Канцлер Бестужев достиг могущества в середине царствования Елизаветы. В костлявом и худом теле этого человека жила могучая душа, и борьба с ним была чрезвычайно трудна и опасна. Непомерное честолюбие являлось его господствующей страстью, но это честолюбие счастливо сочеталось с достижением результатов, полезных государству. Хитрый старик притом не забывал обид и не стеснялся в достижении своих целей никакими средствами. Мы уже видели, как он ловко удалил препятствовавшего его планам посланника Франции Шетарди. В своей ненависти к Фридриху II он пошел еще дальше и не постеснялся удалить из России принцессу Ангальт-Цербстскую, мать Екатерины II, слишком усердно и бесцеремонно интриговавшую в пользу прусского короля. Наступила очередь и Лестока.

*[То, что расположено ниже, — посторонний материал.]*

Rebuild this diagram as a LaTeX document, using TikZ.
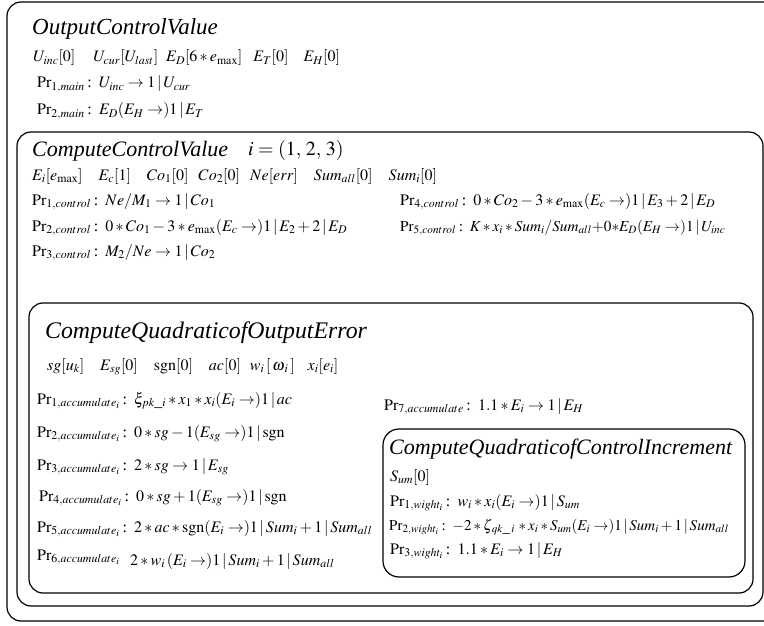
\documentclass[tikz,border=0pt]{standalone}
\usepackage{mathptmx}
\usepackage{fontspec}
\setmainfont{Liberation Serif}
\newcommand{\prl}[1]{$\mathrm{Pr}_{#1}$\,:\;\,}
\newcommand{\gap}{\hspace{16pt}}

\begin{document}
\begin{tikzpicture}[x=1pt,y=-1pt,
  box/.style={draw,line width=1.2pt,rounded corners=14pt},
  title/.style={anchor=base west,inner sep=0pt,font=\fontsize{22}{24}\selectfont\itshape},
  row/.style={anchor=base west,inner sep=0pt,font=\fontsize{16}{18}\selectfont}]
\clip (0,0) rectangle (764,626);
\draw[box] (7,2) rectangle (778,621);
\draw[box] (17,132) rectangle (763,606);
\draw[box] (29,303) rectangle (753,593);
\draw[box,rounded corners=16pt] (383,429) rectangle (745,577);

\node[title,font=\fontsize{23}{25}\selectfont\itshape] (main) at (32,35) {OutputControlValue};
\node[row] (mainvar) at (33,62) {$U_{inc}[0]\hspace{18pt}U_{cur}[U_{last}]\hspace{8pt}E_D[6*e_{\max}]\hspace{11pt}E_T[0]\hspace{15pt}E_H[0]$};
\node[row] (main1) at (37,88) {\prl{1,main}$U_{inc}\rightarrow 1\,|\,U_{cur}$};
\node[row] (main2) at (37,115) {\prl{2,main}$E_D(E_H\rightarrow)1\,|\,E_T$};

\node[title] (ctrl) at (32,157) {ComputeControlValue};
\node[row,font=\fontsize{20}{22}\selectfont] (ctrli) at (248,155) {$i=(1,\,2,\,3)$};
\node[row] (ctrlvar) at (32,180) {$E_i[e_{\max}]\gap E_c[1]\gap Co_1[0]\hspace{10pt}Co_2[0]\hspace{10pt}Ne[err]\gap Sum_{all}[0]\gap Sum_i[0]$};
\node[row] (ctrl1) at (32,205) {\prl{1,control}$Ne/M_1\rightarrow 1\,|\,Co_1$};
\node[row] (ctrl2) at (32,231) {\prl{2,control}$0*Co_1-3*e_{\max}(E_c\rightarrow)1\,|\,E_2+2\,|\,E_D$};
\node[row] (ctrl3) at (32,256) {\prl{3,control}$M_2/Ne\rightarrow 1\,|\,Co_2$};
\node[row] (ctrl4) at (400,205) {\prl{4,control}$0*Co_2-3*e_{\max}(E_c\rightarrow)1\,|\,E_3+2\,|\,E_D$};
\node[row,font=\fontsize{15.2}{17}\selectfont] (ctrl5) at (400,231) {\prl{5,control}$K*x_i*Sum_i/Sum_{all}{+}0{*}E_D(E_H\rightarrow)1\,|\,U_{inc}$};

\node[title,font=\fontsize{23.8}{26}\selectfont\itshape] (err) at (45,338) {ComputeQuadraticofOutputError};
\node[row] (errvar) at (47,370) {$sg[u_k]\hspace{16pt}E_{sg}[0]\hspace{16pt}\mathrm{sgn}[0]\hspace{16pt}ac[0]\hspace{9pt}w_i\,[\,\omega_{\,i}\,]\hspace{13pt}x_i[e_i]$};
\node[row] (acc1) at (37,404) {\prl{1,accumulate_i}$\xi_{pk\_i}*x_1*x_i(E_i\rightarrow)1\,|\,ac$};
\node[row] (acc2) at (37,437) {\prl{2,accumulate_i}$0*sg-1(E_{sg}\rightarrow)1\,|\,\mathrm{sgn}$};
\node[row] (acc3) at (37,470) {\prl{3,accumulate_i}$2*sg\rightarrow 1\,|\,E_{sg}$};
\node[row] (acc4) at (39,501) {\prl{4,accumulate_i}$0*sg+1(E_{sg}\rightarrow)1\,|\,\mathrm{sgn}$};
\node[row] (acc5) at (37,532) {\prl{5,accumulate_i}$2*ac*\mathrm{sgn}(E_i\rightarrow)1\,|\,Sum_i+1\,|\,Sum_{all}$};
\node[row] (acc6) at (37,560) {$\mathrm{Pr}_{6,accumulate_i}$};
\node[row] (acc6e) at (130,565) {$2*w_i\,(E_i\rightarrow)1\,|\,Sum_i+1\,|\,Sum_{all}$};
\node[row] (acc7) at (384,410) {\prl{7,accumulate}$1.1*E_i\rightarrow 1\,|\,E_H$};

\node[title] (inc) at (389,454) {ComputeQuadraticofControlIncrement};
\node[row] (incvar) at (390,481) {$S_{um}[0]$};
\node[row] (w1) at (390,506) {\prl{1,wight_i}$w_i*x_i(E_i\rightarrow)1\,|\,S_{um}$};
\node[row,font=\fontsize{15}{17}\selectfont] (w2) at (389,530) {\prl{2,wight_i}$-2*\zeta_{\,qk\_\,i}\,*x_i*S_{um}(E_i\rightarrow)1\,|\,Sum_i+1\,|\,Sum_{all}$};
\node[row] (w3) at (390,554) {\prl{3,wight_i}$1.1*E_i\rightarrow 1\,|\,E_H$};
\end{tikzpicture}
\end{document}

Знаменитый авантюрист достиг в начале царствования Елизаветы всего, чего только может жаждать человек, ценящий “земные блага”: почестей, чинов, орденов и богатств, пользуясь притом большим влиянием на императрицу. Но всего этого Лестоку было мало: он, по-видимому, скучал без интриг и тяготился влиянием Бестужева. Подкапываясь под него, он придрался к случаю “заговора Ботты”, чтоб доконать врага, и в этом случае, кроме других лиц, пострадали Лопухин и жена брата канцлера (впоследствии нашего парижского посла). Однако хотя это событие в известной степени и отразилось на репутации Бестужевых, императрица слишком ценила знания братьев, – в особенности великого канцлера, – чтобы оправдать надежды Лестока на гибель врагов. Старик, великолепно зная все государственные дела, снимал с императрицы тяжелую обузу управления Россиею: он, так сказать, “разжевывал” ей всякое дело, и вся забота ее заключалась только в том, чтоб написать на докладываемой бумаге знаменитое “Елизаветъ”.
В свою очередь Бестужев отплатил Лестоку за его подкопы. Последнему пришлось испытать все неудобства борьбы с канцлером и муки тех пыток, на которые он сам с большою легкостью послал несчастных женщин, виновных разве только в излишней болтливости, а Лопухину – еще и в том виновную, что, как было сказано выше, соперничала красотою и нарядами с государыней. Но Лесток оказался стойким на дыбе, и от него ничего не допытались, хотя обвиняли и уличали во многом. Действительно этот смелый француз был способен на всякие “авантюры”, но в упоминаемое время (1748 год) его вины заключались главным образом в том, что он с представителей всех держав брал взятки и часто действовал в пользу тех государств, интересы которых были противны выгодам России.
Звезда Бестужева померкла через десять лет после осуждения Лестока, но все-таки и эта “старая лиса” дождалась печального конца (1758 год). Старик давно уже начал надоедать императрице своим брюзжаньем, неподатливым характером и постоянными наветами на окружающих. Кроме того, он не переставал измышлять разные рискованные политические комбинации и дождался наконец обвинения, может быть, до известной степени и справедливого, – в желании устранить от престола Петра III, обвинения, которое и было причиною его падения, тем более, что он имел слишком много ненавистников и врагов.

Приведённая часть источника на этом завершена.